Output the full listing below exactly as it reads, and skip anything that is a picture.

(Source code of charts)
>>>>>
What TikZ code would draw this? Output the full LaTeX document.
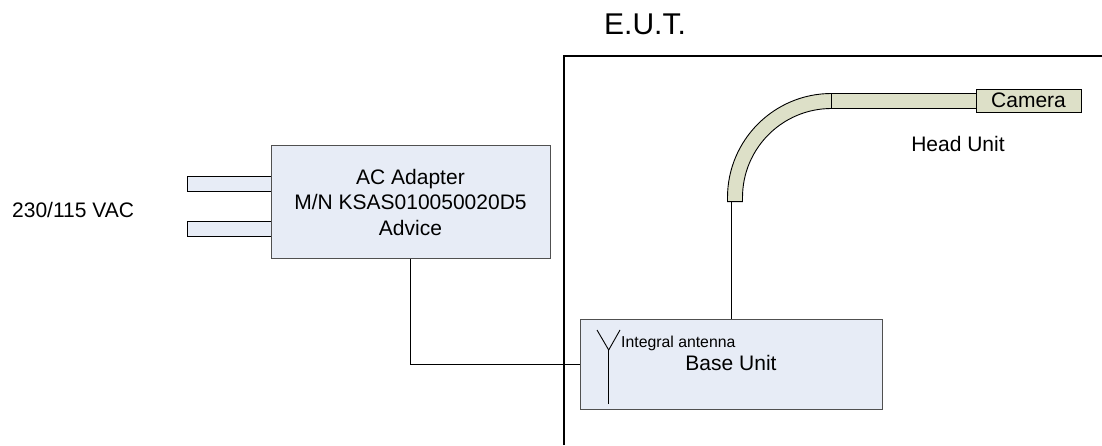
\documentclass[tikz,border=0pt]{standalone}
\usepackage{fontspec}
\setmainfont{Liberation Sans}
\definecolor{boxfill}{RGB}{231,236,246}
\definecolor{boxedge}{RGB}{80,80,80}
\definecolor{tubefill}{RGB}{221,224,200}
\tikzset{
  unitbox/.style={draw=boxedge, line width=1pt, fill=boxfill, inner sep=0pt},
  prong/.style={draw=black, line width=0.9pt, fill=boxfill},
  tube/.style={draw=black, line width=0.9pt, fill=tubefill},
  wire/.style={draw=black, line width=0.9pt},
  bigtext/.style={inner sep=0pt, font=\fontsize{21}{25.5}\selectfont},
  smalltext/.style={inner sep=0pt, font=\fontsize{15.8}{19}\selectfont},
}
\begin{document}
\begin{tikzpicture}[x=1pt,y=1pt]
\useasboundingbox (0,0) rectangle (1102,445);

% equipment-under-test enclosure (open to the right and bottom)
\coordinate (eutBL) at (564.3,0);
\coordinate (eutTL) at (564.3,388.7);
\coordinate (eutTR) at (1102,388.7);
\draw[line width=1.7pt] (eutBL) -- (eutTL) -- (eutTR);
\node[inner sep=0pt, anchor=base, font=\fontsize{30}{36}\selectfont] (eutlabel) at (645,410) {E.U.T.};

% mains input
\node[bigtext, anchor=base west] (mains) at (12,228) {230/115 VAC};

% AC adapter with its plug prongs
\draw[prong] (187,254) rectangle (271,269);
\draw[prong] (187,209) rectangle (271,224);
\node[unitbox, minimum width=279pt, minimum height=112pt, align=center,
      font=\fontsize{21}{25.5}\selectfont] (adapter) at (410.5,243)
      {AC Adapter\\M/N KSAS010050020D5\\Advice};

% base unit with integral antenna
\node[unitbox, minimum width=301.3pt, minimum height=90pt] (base) at (731.35,81) {};
\node[bigtext, anchor=base] (baselabel) at (731,75) {Base Unit};
\coordinate (antfoot) at (608.7,41);
\coordinate (antjoin) at (608.7,95);
\coordinate (antL) at (597,115);
\coordinate (antR) at (620,115);
\draw[wire] (antfoot) -- (antjoin);
\draw[wire] (antL) -- (antjoin) -- (antR);
\node[smalltext, anchor=base west] (antlabel) at (621,98) {Integral antenna};

% flexible head unit: bent tube, straight tube, camera
\coordinate (tubeend) at (731,243.3);
\draw[tube] (727.5,243.3) -- (727.5,247.5)
  arc[start angle=180, end angle=90, radius=104] -- (831.5,336.5)
  arc[start angle=90, end angle=180, radius=89] -- (742.5,243.3) -- cycle;
\draw[tube] (831.5,336.5) rectangle (976,351.5);
\node[draw=black, line width=0.9pt, fill=tubefill, inner sep=0pt,
      minimum width=105pt, minimum height=23pt,
      font=\fontsize{21}{25}\selectfont] (camera) at (1028.5,344.5) {Camera};
\node[bigtext, anchor=base] (headlabel) at (958,293.3) {Head Unit};

% cabling
\draw[wire] (adapter.south) |- (base.west);
\draw[wire] (base.north) -- (base.north |- tubeend);
\end{tikzpicture}
\end{document}
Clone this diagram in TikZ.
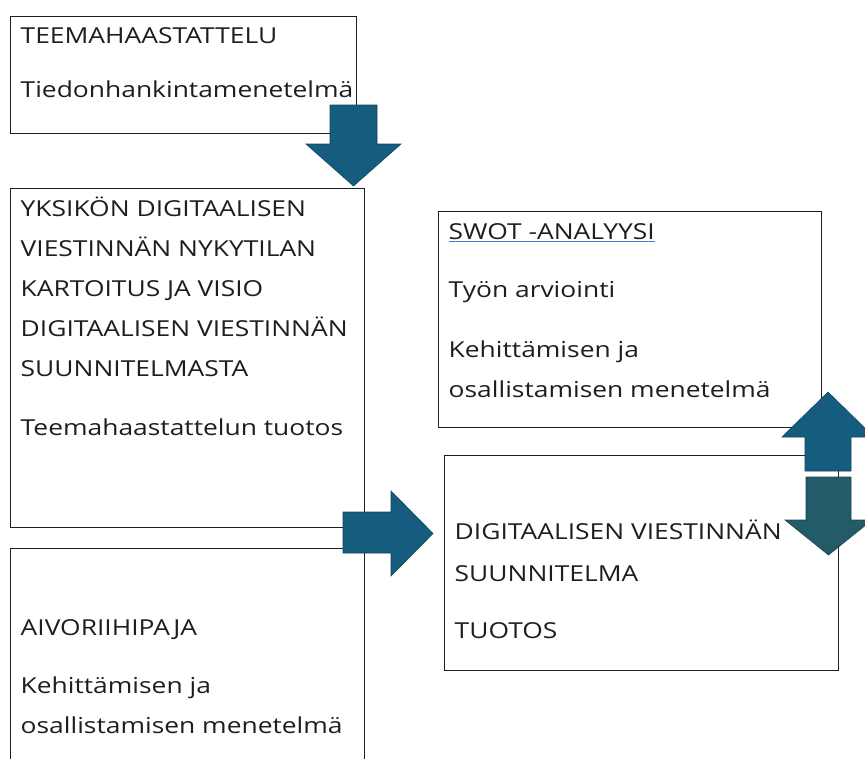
<<<<<
WRITTEN ANSWER:
What TikZ code would draw this? Output the full LaTeX document.
\documentclass[tikz,border=0pt]{standalone}
\usepackage{fontspec}
\setmainfont{Liberation Sans}
\definecolor{boxfill}{RGB}{231,236,246}
\definecolor{boxedge}{RGB}{80,80,80}
\definecolor{tubefill}{RGB}{221,224,200}
\tikzset{
  unitbox/.style={draw=boxedge, line width=1pt, fill=boxfill, inner sep=0pt},
  prong/.style={draw=black, line width=0.9pt, fill=boxfill},
  tube/.style={draw=black, line width=0.9pt, fill=tubefill},
  wire/.style={draw=black, line width=0.9pt},
  bigtext/.style={inner sep=0pt, font=\fontsize{21}{25.5}\selectfont},
  smalltext/.style={inner sep=0pt, font=\fontsize{15.8}{19}\selectfont},
}
\begin{document}
\begin{tikzpicture}[x=1pt,y=1pt]
\useasboundingbox (0,0) rectangle (1102,445);

% equipment-under-test enclosure (open to the right and bottom)
\coordinate (eutBL) at (564.3,0);
\coordinate (eutTL) at (564.3,388.7);
\coordinate (eutTR) at (1102,388.7);
\draw[line width=1.7pt] (eutBL) -- (eutTL) -- (eutTR);
\node[inner sep=0pt, anchor=base, font=\fontsize{30}{36}\selectfont] (eutlabel) at (645,410) {E.U.T.};

% mains input
\node[bigtext, anchor=base west] (mains) at (12,228) {230/115 VAC};

% AC adapter with its plug prongs
\draw[prong] (187,254) rectangle (271,269);
\draw[prong] (187,209) rectangle (271,224);
\node[unitbox, minimum width=279pt, minimum height=112pt, align=center,
      font=\fontsize{21}{25.5}\selectfont] (adapter) at (410.5,243)
      {AC Adapter\\M/N KSAS010050020D5\\Advice};

% base unit with integral antenna
\node[unitbox, minimum width=301.3pt, minimum height=90pt] (base) at (731.35,81) {};
\node[bigtext, anchor=base] (baselabel) at (731,75) {Base Unit};
\coordinate (antfoot) at (608.7,41);
\coordinate (antjoin) at (608.7,95);
\coordinate (antL) at (597,115);
\coordinate (antR) at (620,115);
\draw[wire] (antfoot) -- (antjoin);
\draw[wire] (antL) -- (antjoin) -- (antR);
\node[smalltext, anchor=base west] (antlabel) at (621,98) {Integral antenna};

% flexible head unit: bent tube, straight tube, camera
\coordinate (tubeend) at (731,243.3);
\draw[tube] (727.5,243.3) -- (727.5,247.5)
  arc[start angle=180, end angle=90, radius=104] -- (831.5,336.5)
  arc[start angle=90, end angle=180, radius=89] -- (742.5,243.3) -- cycle;
\draw[tube] (831.5,336.5) rectangle (976,351.5);
\node[draw=black, line width=0.9pt, fill=tubefill, inner sep=0pt,
      minimum width=105pt, minimum height=23pt,
      font=\fontsize{21}{25}\selectfont] (camera) at (1028.5,344.5) {Camera};
\node[bigtext, anchor=base] (headlabel) at (958,293.3) {Head Unit};

% cabling
\draw[wire] (adapter.south) |- (base.west);
\draw[wire] (base.north) -- (base.north |- tubeend);
\end{tikzpicture}
\end{document}
Clone this diagram in TikZ.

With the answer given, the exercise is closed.